Fuimos millones los españoles que votábamos por primera vez. Intento recordar que en nuestra juventud no impedía que pensáramos lo que sería lo mejor para España, no para para unos cuantos, sino para todos. Madrid era un hervidero de disparidad ideológica. La campaña era ilusionante para cada uno de los partidos partícipes. Había una cosa en común: unidad dentro y fuera de los partidos de diferentes tendencias. No obstante, con la experiencia vivida por nuestros padres, de una crueldad absoluta como supone una guerra civil, nos aconsejaron que votáramos con moderación. Nada de extremos, nos decían. Y así lo hicimos.

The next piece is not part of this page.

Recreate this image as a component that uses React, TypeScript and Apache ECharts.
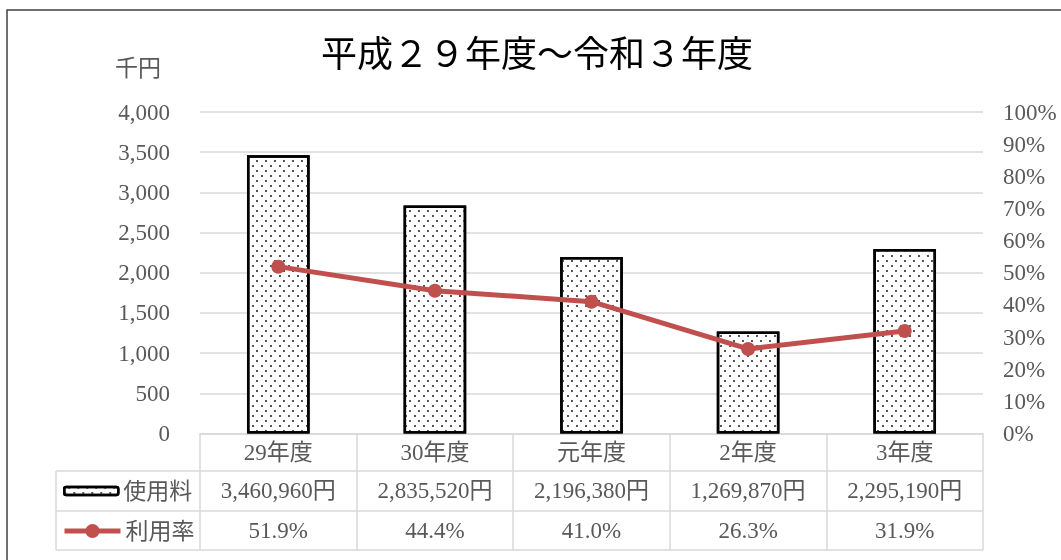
import React, { useEffect, useRef } from 'react';
import * as echarts from 'echarts';

// Chart content
const titleText = '平成２９年度～令和３年度';
const unitLabel = '千円';
const categories = ['29年度', '30年度', '元年度', '2年度', '3年度'];
const feeName = '使用料';
const rateName = '利用率';
// Usage fee in yen per fiscal year
const usageYen = [3460960, 2835520, 2196380, 1269870, 2295190];
// Utilisation rate in percent
const usageRate = [51.9, 44.4, 41.0, 26.3, 31.9];
// Axis ranges
const feeAxis = { min: 0, max: 4000, interval: 500 };
const rateAxis = { min: 0, max: 100, interval: 10 };

const FONT = '"Liberation Serif", "Noto Sans CJK JP", serif';
const GRAY = '#595959';
const RULE = '#D9D9D9';
const RED = '#C0504D';

const fmtYen = (v: number) => v.toLocaleString('en-US') + '円';
const fmtPct = (v: number) => v.toFixed(1) + '%';

export default function App() {
  const ref = useRef<HTMLDivElement>(null);

  useEffect(() => {
    const chart = echarts.init(ref.current!, null, { renderer: 'svg' });
    const W = 1061;
    const H = 560;
    const plotLeft = 200;
    const plotRight = 983;
    const plotTop = 112;
    const base = 433.5;
    const tableLeft = 56;
    const rowLines = [471, 511, 550];
    const label = { color: GRAY, fontFamily: FONT, fontSize: 23 };

    const tableRow = (data: string[], offset: number) => ({
      type: 'category',
      data,
      position: 'bottom',
      offset,
      axisLine: { show: false },
      axisTick: { show: false },
      splitLine: { show: false },
      axisLabel: { ...label, margin: 8, interval: 0 },
    });

    chart.setOption({
      animation: false,
      grid: {
        left: plotLeft,
        right: W - plotRight,
        top: plotTop,
        bottom: H - base,
        containLabel: false,
      },
      legend: [
        {
          data: [feeName],
          left: 63,
          top: 479.5,
          padding: 0,
          itemWidth: 54,
          itemHeight: 8,
          selectedMode: false,
          itemStyle: { borderWidth: 2.5 },
          textStyle: label,
        },
        {
          data: [rateName],
          left: 62,
          top: 519.5,
          padding: 0,
          itemWidth: 56,
          itemHeight: 17.5,
          selectedMode: false,
          lineStyle: { width: 5 },
          textStyle: label,
        },
      ],
      xAxis: [
        {
          type: 'category',
          data: categories,
          position: 'bottom',
          axisLine: { show: true, lineStyle: { color: RULE, width: 1.5 } },
          axisTick: {
            show: true,
            interval: 0,
            length: rowLines[2] - base,
            lineStyle: { color: RULE, width: 1.5 },
          },
          splitLine: { show: false },
          axisLabel: { ...label, margin: 7, interval: 0 },
        },
        tableRow(usageYen.map(fmtYen), 37.5),
        tableRow(usageRate.map(fmtPct), 77.5),
      ],
      yAxis: [
        {
          type: 'value',
          ...feeAxis,
          axisLine: { show: false },
          axisTick: { show: false },
          splitLine: { lineStyle: { color: RULE, width: 1.5 } },
          axisLabel: {
            ...label,
            margin: 30,
            formatter: (v: number) => v.toLocaleString('en-US'),
          },
        },
        {
          type: 'value',
          position: 'right',
          ...rateAxis,
          axisLine: { show: false },
          axisTick: { show: false },
          splitLine: { show: false },
          axisLabel: { ...label, margin: 20, formatter: '{value}%' },
        },
      ],
      series: [
        {
          name: feeName,
          type: 'bar',
          data: usageYen.map((v) => v / 1000),
          barWidth: '40%',
          itemStyle: {
            color: '#ffffff',
            borderColor: '#000000',
            borderWidth: 2.5,
            decal: {
              symbol: 'rect',
              symbolSize: 1,
              dashArrayX: [
                [1.8, 6.2],
                [0, 4, 1.8, 2.2],
              ],
              dashArrayY: [1.8, 2.9],
              color: '#555555',
              rotation: 0,
            },
          },
        },
        {
          name: rateName,
          type: 'line',
          yAxisIndex: 1,
          data: usageRate,
          symbol: 'circle',
          symbolSize: 14,
          lineStyle: { color: RED, width: 5 },
          itemStyle: { color: RED },
        },
      ],
      graphic: [
        {
          type: 'rect',
          silent: true,
          z: -10,
          shape: { x: 7, y: 10, width: 1200, height: 700 },
          style: { fill: 'none', stroke: '#404040', lineWidth: 1.5 },
        },
        {
          type: 'text',
          x: 537,
          y: 55,
          style: {
            text: titleText,
            fill: '#000000',
            fontFamily: FONT,
            fontSize: 36,
            align: 'center',
            verticalAlign: 'middle',
          },
        },
        {
          type: 'text',
          x: 138,
          y: 68,
          style: {
            text: unitLabel,
            fill: GRAY,
            fontFamily: FONT,
            fontSize: 23,
            align: 'center',
            verticalAlign: 'middle',
          },
        },
        ...rowLines.map((y) => ({
          type: 'line',
          silent: true,
          shape: { x1: tableLeft, y1: y, x2: plotRight, y2: y },
          style: { stroke: RULE, lineWidth: 1.5 },
        })),
        {
          type: 'line',
          silent: true,
          shape: { x1: tableLeft, y1: rowLines[0], x2: tableLeft, y2: rowLines[2] },
          style: { stroke: RULE, lineWidth: 1.5 },
        },
      ],
    });
    return () => chart.dispose();
  }, []);

  return (
    <div
      ref={ref}
      style={{ position: 'fixed', left: 0, top: 0, width: 1061, height: 560 }}
    />
  );
}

Pasó el tiempo. En cierta ocasión, en La Coruña, pude ver a través de los cristales de un autobús de campaña, a un Adolfo Suárez cansado, serio y triste, reposando su cabeza sobre el respaldo del asiento. Ahí va Adolfo Suárez, dije. Y perdieron las elecciones.

El Partido Socialista Obrero Español, con Felipe González al frente, ganó por gran mayoría. Y se pusieron a trabajar con una oposición floja, carca y retrógrada que aún añoraba tiempos mejores. Pero también nacían nuevos aspirantes a políticos que tenían que luchar por incorporarse a un partido conservador, debatiendo con la residual franquista.

En un principio el gobierno socialista fue desconcertante para algunos por la estigmatización con la que crecimos de todo lo que olía a izquierda. Ganadas las elecciones, los españoles fuimos conociendo y viviendo bajo el paraguas del Partido Socialista durante varias legislaturas. Se hicieron cosas muy buenas. Era una izquierda moderada con una hoja de ruta trabajada durante décadas desde la clandestinidad. Se formó una dualidad entre González y Guerra, la cara amable y el cascarrabias. Algo parecido a lo que quieren mostrarnos Iglesias y Errejón, pero les falta estilo y «clase», por no decir «casta» política, lo quieran o no.

Se construyó una España diferente. La libertad se hizo presencia y esencia. Las instituciones fueron mejorando. Los ministros sabían muy bien cuál era su trabajo. La oposición hacía su trabajo hasta que la corrupción se hizo carne en el PSOE y necesariamente hubo un cambio de gobierno. Después de los últimos acontecimientos, más parecido a un 23F que a un debate interno del PSOE, porque afecta a todos los españoles, ahora nos preguntamos dónde está aquel Partido Socialista Obrero Español. Por qué la savia centenaria que ha corrido por sus venas se desmorona por intentar dar paso a la conjunción de unas coaliciones que parecen actuar más como anarquistas individualistas que como partidos demócratas. Por qué Sánchez ha estado jugando a gobernar con partidos noveles. Trataría de que éstos renunciaran de sus intenciones de apoyar un referéndum o pactar para que, después de dos años de gobierno, abordaran el referéndum de Cataluña.

Da la sensación de que se está permitiendo una posición de total oposición al Estado español y a sus instituciones. Una forma de rebeldía en contra de todo lo que rige la Constitución. Faure, filósofo y anarquista francés lanzó: «Cualquiera que niegue la autoridad y luche contra ella es un anarquista». No es necesario poner bombas. Los hechos y palabras que se están utilizando como cargas de profundidad contra nuestro sistema democrático han tenido que estallar por su propio peso.

Una solución para el PSOE sería rescatar a aquellos hombres (los críticos) que se pusieron sobre la línea de la generosidad para construir una Constitución haciendo una España de reconciliación, de unidad y de todo el pueblo español. Renunciar a una parte de la experiencia de aquellos que ostentaron cargos de alta responsabilidad, no supondría una gerontocracia al cien por cien, sería una guía para que los más jóvenes comprendieran que para gobernar no se puede tirar por la borda una democracia. Y el Partido Popular ha de estar a la altura y tenderles la mano para que esto no ocurra.